**Challenge:** Begin with the first line of the material and write out each line exactly, ending with the line that contains "const yStepPct = 10;". Pictures are not part of the copy.
[start Dataset section]
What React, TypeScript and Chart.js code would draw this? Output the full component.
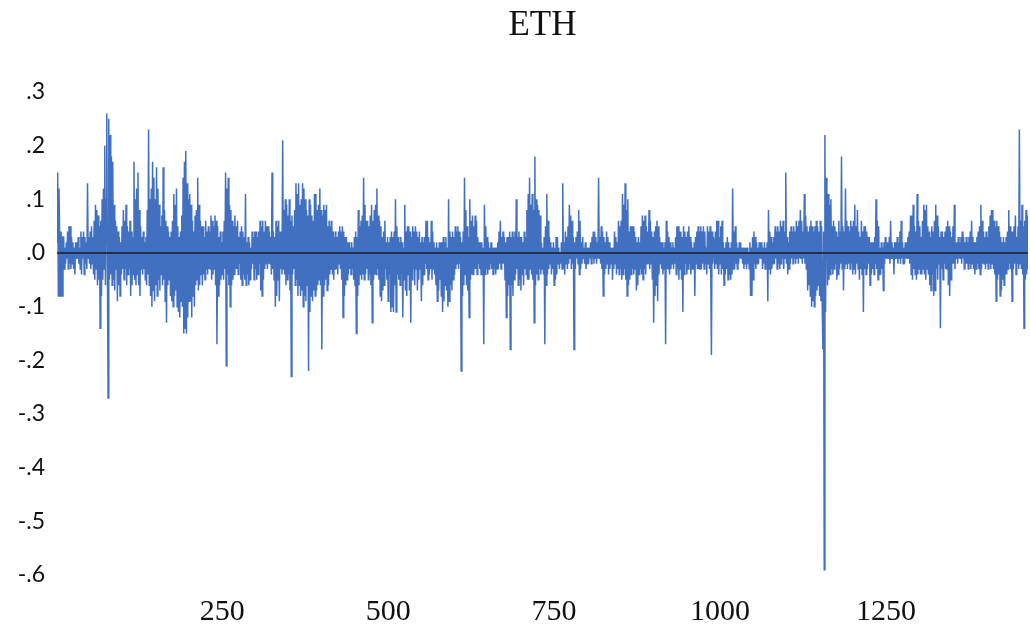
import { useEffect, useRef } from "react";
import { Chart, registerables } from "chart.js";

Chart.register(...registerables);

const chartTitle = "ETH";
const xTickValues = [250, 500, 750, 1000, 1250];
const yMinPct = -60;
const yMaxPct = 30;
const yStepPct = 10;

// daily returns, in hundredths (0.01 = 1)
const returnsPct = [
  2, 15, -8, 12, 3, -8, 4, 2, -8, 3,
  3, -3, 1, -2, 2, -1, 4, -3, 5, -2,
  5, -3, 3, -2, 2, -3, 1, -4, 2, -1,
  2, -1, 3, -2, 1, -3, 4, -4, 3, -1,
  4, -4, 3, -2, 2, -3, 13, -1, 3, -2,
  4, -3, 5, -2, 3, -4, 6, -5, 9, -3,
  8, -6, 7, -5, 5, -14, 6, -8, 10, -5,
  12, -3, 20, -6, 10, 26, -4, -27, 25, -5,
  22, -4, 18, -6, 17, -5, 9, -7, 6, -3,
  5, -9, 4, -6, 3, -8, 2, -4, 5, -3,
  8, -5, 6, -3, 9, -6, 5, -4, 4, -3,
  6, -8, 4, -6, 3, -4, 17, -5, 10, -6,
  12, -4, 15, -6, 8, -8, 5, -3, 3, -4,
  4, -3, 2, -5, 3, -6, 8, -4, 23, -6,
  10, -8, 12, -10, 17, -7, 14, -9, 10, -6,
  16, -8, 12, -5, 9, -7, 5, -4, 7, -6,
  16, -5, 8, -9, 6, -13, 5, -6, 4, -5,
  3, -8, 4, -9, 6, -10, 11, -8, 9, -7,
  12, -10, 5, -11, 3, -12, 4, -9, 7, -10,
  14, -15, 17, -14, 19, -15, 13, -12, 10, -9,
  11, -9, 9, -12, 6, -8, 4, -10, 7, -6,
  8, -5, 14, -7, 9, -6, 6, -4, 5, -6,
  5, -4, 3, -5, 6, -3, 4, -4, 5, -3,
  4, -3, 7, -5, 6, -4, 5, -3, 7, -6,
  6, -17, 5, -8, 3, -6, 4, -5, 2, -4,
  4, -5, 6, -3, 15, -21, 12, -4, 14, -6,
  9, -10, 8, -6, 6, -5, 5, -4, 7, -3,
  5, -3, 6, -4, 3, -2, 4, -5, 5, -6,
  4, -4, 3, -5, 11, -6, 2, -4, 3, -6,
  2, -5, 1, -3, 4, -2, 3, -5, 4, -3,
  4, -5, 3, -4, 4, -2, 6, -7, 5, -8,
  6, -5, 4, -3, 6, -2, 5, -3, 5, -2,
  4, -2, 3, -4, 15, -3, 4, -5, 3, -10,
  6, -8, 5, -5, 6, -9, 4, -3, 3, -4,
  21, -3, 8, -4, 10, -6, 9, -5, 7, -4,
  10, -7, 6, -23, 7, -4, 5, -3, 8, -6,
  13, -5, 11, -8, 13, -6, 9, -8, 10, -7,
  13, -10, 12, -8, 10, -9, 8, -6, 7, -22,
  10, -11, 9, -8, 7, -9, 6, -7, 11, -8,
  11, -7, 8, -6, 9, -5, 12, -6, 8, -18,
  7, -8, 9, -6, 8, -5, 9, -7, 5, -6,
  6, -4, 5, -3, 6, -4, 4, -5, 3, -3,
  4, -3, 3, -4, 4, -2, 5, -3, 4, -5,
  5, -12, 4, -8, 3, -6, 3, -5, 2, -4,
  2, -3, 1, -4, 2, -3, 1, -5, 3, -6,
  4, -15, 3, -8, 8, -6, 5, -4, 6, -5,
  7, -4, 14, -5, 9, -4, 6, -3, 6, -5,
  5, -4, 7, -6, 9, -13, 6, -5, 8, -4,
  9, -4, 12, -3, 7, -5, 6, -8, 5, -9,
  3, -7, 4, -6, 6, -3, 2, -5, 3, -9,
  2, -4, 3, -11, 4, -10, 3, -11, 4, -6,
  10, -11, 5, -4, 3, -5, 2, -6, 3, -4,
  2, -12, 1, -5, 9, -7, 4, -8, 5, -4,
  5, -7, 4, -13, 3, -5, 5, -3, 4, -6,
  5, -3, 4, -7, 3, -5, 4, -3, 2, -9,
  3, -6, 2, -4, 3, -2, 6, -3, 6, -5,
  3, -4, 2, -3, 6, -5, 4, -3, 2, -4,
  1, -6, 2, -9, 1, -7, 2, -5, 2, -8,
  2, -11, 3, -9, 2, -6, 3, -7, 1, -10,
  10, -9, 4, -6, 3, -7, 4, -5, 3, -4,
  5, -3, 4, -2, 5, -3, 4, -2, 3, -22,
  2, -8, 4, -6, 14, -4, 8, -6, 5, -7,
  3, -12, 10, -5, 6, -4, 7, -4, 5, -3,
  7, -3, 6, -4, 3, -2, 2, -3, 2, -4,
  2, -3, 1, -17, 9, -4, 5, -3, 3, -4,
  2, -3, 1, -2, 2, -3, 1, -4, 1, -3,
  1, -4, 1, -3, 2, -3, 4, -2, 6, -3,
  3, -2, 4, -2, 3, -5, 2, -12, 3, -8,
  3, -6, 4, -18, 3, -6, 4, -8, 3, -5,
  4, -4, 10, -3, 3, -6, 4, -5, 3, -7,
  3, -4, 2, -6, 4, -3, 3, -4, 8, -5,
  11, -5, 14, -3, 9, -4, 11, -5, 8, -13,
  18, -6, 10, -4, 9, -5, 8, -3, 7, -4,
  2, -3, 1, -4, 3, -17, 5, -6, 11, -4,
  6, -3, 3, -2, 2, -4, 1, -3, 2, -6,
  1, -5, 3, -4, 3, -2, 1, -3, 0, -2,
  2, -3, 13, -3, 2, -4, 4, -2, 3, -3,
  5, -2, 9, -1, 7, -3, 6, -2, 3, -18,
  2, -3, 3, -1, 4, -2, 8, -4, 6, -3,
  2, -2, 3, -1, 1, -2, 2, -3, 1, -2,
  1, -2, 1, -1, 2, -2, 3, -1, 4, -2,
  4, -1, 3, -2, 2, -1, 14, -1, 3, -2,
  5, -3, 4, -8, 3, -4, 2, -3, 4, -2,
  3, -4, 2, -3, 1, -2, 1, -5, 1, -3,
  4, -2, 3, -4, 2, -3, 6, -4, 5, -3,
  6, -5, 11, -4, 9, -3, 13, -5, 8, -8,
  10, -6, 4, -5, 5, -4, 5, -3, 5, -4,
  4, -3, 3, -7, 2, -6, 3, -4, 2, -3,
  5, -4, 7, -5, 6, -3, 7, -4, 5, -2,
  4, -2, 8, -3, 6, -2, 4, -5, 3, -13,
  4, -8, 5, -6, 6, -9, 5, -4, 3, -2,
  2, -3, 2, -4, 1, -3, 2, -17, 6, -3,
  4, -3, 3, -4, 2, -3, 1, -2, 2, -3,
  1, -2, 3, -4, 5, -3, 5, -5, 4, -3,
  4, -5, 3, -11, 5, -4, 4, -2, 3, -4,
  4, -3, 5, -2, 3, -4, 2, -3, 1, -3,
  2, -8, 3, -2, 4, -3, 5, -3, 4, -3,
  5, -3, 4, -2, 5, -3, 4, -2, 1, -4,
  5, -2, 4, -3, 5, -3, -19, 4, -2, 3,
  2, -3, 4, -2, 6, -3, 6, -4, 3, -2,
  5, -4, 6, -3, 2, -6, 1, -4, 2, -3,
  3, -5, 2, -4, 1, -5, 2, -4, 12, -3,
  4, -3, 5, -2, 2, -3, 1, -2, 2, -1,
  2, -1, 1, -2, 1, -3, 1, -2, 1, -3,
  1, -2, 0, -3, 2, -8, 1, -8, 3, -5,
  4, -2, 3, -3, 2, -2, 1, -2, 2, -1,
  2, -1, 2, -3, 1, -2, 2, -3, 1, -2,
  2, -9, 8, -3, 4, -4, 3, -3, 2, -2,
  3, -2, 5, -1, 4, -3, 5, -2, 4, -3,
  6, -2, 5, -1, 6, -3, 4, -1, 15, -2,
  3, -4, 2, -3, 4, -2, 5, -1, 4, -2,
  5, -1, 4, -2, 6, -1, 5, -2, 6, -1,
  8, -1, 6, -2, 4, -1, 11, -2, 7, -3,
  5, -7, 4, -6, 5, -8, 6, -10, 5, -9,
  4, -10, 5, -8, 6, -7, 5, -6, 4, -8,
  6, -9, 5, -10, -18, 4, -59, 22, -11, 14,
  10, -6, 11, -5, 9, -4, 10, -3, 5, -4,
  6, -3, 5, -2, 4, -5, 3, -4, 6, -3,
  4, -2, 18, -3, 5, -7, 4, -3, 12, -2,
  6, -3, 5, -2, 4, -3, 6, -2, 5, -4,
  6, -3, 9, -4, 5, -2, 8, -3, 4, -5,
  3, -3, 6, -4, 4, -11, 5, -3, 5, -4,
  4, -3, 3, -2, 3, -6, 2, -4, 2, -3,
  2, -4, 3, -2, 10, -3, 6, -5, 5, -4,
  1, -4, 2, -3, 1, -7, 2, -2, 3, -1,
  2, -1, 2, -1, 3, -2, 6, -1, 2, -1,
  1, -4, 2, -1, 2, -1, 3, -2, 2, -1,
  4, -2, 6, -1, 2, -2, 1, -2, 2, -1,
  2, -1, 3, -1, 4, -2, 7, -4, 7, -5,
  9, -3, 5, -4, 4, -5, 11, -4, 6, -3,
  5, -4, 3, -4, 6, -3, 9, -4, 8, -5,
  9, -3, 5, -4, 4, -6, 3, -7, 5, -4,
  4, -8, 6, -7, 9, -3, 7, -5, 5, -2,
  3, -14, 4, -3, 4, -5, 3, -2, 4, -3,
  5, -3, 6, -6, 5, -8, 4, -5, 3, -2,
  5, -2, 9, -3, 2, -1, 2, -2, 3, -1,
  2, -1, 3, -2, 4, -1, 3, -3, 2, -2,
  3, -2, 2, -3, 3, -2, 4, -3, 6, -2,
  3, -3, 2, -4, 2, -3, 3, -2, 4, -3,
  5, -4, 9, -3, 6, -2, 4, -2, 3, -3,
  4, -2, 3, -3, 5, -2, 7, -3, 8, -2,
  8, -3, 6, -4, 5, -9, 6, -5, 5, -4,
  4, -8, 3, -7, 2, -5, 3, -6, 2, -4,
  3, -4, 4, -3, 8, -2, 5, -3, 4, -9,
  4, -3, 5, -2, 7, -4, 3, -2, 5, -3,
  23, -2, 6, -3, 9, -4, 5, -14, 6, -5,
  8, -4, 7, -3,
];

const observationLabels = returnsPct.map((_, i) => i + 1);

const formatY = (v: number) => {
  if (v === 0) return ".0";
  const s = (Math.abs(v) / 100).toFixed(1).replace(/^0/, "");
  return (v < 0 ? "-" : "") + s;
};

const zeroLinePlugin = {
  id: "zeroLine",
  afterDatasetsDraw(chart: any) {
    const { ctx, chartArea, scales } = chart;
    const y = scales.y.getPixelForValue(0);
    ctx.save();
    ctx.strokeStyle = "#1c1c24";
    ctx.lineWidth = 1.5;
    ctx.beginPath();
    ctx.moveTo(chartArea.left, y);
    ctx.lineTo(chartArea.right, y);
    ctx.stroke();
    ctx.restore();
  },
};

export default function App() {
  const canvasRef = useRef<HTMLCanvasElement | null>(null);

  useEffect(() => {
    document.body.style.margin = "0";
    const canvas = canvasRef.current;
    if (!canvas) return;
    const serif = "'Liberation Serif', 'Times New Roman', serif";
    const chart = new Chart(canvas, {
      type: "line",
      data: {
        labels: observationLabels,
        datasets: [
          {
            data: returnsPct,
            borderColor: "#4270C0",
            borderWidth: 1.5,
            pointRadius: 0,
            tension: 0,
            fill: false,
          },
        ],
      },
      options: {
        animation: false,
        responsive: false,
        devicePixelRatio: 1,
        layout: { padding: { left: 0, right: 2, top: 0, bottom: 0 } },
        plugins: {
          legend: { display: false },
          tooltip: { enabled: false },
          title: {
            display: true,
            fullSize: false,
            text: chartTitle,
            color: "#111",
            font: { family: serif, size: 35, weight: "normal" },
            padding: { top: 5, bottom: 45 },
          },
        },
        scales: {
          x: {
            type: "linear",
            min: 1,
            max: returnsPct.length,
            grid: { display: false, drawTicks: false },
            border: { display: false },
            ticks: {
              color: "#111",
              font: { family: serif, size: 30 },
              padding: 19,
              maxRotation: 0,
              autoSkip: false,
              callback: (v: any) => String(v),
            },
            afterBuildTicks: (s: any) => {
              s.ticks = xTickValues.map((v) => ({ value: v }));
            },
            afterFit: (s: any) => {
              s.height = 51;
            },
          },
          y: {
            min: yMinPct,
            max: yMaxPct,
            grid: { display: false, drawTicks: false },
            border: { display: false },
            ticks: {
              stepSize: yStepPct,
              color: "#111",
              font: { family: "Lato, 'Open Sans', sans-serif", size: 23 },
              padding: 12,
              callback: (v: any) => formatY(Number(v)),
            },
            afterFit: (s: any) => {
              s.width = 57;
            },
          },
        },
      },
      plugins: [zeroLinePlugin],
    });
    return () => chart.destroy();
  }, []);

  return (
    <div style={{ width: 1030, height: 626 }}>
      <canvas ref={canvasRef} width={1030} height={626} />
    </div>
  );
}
[end Dataset section]
**Result of the exercise:**
What React, TypeScript and Chart.js code would draw this? Output the full component.
import { useEffect, useRef } from "react";
import { Chart, registerables } from "chart.js";

Chart.register(...registerables);

const chartTitle = "ETH";
const xTickValues = [250, 500, 750, 1000, 1250];
const yMinPct = -60;
const yMaxPct = 30;
const yStepPct = 10;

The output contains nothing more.